+++ MATERIAL SUPPLIED +++

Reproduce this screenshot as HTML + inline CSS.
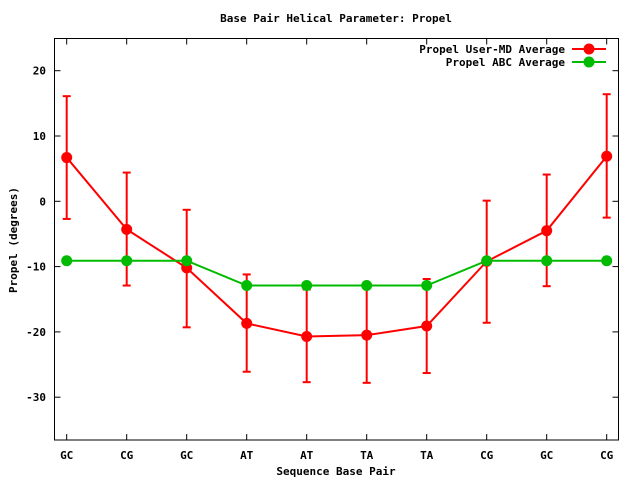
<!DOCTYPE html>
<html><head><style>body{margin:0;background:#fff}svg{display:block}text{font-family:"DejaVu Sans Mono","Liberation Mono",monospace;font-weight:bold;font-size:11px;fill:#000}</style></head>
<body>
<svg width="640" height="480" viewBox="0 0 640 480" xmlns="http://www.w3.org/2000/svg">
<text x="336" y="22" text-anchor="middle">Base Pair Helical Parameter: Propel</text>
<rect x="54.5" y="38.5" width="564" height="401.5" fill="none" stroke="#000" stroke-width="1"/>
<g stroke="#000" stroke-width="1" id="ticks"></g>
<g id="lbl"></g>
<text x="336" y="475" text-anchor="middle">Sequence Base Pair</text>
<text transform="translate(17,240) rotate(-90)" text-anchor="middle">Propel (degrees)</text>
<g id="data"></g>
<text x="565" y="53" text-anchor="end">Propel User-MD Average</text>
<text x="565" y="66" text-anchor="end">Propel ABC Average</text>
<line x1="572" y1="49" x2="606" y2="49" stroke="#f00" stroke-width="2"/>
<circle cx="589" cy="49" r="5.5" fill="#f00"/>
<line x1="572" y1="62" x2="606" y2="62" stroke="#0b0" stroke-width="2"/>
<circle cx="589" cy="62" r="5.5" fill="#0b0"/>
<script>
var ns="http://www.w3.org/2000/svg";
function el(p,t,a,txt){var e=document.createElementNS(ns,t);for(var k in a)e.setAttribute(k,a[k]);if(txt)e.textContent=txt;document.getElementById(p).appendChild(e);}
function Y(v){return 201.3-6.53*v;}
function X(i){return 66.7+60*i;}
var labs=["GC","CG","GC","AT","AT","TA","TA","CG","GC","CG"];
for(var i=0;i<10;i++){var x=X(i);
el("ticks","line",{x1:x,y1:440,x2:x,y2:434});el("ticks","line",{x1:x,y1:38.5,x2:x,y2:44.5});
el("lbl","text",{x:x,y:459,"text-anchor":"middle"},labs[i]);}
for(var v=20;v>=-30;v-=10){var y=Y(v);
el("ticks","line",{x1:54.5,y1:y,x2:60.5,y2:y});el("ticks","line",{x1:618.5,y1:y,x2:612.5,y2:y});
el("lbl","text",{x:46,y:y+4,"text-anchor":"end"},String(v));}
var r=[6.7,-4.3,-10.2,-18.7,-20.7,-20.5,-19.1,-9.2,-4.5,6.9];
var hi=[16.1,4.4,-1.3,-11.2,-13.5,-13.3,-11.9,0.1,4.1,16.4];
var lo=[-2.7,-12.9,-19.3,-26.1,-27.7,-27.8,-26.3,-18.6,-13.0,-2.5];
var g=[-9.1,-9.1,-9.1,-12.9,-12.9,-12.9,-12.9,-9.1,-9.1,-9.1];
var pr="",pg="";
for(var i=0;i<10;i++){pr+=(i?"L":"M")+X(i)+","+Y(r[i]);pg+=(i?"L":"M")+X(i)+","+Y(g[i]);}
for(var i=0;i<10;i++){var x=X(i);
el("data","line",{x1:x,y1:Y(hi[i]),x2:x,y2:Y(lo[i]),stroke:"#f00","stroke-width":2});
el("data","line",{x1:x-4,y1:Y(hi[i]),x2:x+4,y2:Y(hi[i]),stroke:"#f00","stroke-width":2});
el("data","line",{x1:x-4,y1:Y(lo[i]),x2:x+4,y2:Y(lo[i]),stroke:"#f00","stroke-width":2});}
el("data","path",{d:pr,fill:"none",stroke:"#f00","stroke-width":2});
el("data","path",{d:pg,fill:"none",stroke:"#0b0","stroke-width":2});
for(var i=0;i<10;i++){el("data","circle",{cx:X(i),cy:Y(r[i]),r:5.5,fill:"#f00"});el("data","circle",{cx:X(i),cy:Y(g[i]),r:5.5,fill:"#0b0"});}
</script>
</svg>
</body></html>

+++
+++ MATERIAL SUPPLIED +++

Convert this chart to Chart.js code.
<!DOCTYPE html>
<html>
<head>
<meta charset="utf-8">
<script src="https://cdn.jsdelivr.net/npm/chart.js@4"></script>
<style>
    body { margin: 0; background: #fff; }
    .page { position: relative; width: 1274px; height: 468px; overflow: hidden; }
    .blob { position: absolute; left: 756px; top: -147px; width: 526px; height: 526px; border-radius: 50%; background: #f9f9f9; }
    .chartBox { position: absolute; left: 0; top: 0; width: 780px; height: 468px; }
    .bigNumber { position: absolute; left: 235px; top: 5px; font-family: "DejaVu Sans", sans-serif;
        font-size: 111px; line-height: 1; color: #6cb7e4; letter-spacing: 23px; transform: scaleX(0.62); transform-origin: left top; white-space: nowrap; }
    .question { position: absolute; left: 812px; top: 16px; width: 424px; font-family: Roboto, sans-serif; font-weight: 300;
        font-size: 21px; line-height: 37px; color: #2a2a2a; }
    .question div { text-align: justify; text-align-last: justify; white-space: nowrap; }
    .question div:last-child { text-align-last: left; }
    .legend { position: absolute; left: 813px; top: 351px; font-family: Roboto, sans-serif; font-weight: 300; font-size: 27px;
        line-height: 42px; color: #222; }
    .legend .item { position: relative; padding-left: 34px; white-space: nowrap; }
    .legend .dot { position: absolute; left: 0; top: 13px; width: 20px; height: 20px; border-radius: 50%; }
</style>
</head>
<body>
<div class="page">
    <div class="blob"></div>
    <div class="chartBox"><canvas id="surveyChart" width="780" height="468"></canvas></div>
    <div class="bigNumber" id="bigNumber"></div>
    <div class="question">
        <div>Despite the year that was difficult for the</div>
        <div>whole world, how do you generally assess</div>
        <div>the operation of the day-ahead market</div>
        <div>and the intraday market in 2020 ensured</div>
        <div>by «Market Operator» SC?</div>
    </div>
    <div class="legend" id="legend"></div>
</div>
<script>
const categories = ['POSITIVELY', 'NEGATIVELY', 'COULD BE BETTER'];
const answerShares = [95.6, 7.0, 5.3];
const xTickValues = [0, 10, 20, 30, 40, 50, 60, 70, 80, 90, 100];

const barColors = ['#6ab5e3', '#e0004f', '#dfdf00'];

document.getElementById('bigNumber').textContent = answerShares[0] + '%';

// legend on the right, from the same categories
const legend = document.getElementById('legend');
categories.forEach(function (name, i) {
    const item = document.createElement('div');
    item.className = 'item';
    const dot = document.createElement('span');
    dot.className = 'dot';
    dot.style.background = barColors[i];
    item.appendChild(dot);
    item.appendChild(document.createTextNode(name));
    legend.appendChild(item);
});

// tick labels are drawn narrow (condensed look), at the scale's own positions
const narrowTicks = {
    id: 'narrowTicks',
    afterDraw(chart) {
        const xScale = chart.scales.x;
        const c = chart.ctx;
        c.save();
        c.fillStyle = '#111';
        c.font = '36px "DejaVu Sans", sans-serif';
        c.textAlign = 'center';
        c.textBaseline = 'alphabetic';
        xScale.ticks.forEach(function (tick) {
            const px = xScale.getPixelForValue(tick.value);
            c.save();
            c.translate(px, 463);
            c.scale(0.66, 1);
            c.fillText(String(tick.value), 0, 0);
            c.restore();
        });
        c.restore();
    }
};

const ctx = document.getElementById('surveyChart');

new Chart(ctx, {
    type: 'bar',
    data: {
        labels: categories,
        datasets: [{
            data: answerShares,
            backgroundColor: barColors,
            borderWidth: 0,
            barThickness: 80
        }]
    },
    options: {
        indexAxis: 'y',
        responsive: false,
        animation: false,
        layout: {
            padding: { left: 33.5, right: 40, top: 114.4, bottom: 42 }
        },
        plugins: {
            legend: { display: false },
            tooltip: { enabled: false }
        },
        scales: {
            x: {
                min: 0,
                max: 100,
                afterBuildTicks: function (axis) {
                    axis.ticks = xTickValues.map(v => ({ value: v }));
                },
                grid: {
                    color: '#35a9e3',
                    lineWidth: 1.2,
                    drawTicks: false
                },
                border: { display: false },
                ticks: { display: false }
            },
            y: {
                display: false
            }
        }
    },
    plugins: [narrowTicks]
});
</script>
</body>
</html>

+++

_WHAT THE TASK ASKS_:
Every line containing the string "this" must be listed.

_TASK ANSWER_:
Reproduce this screenshot as HTML + inline CSS.
Convert this chart to Chart.js code.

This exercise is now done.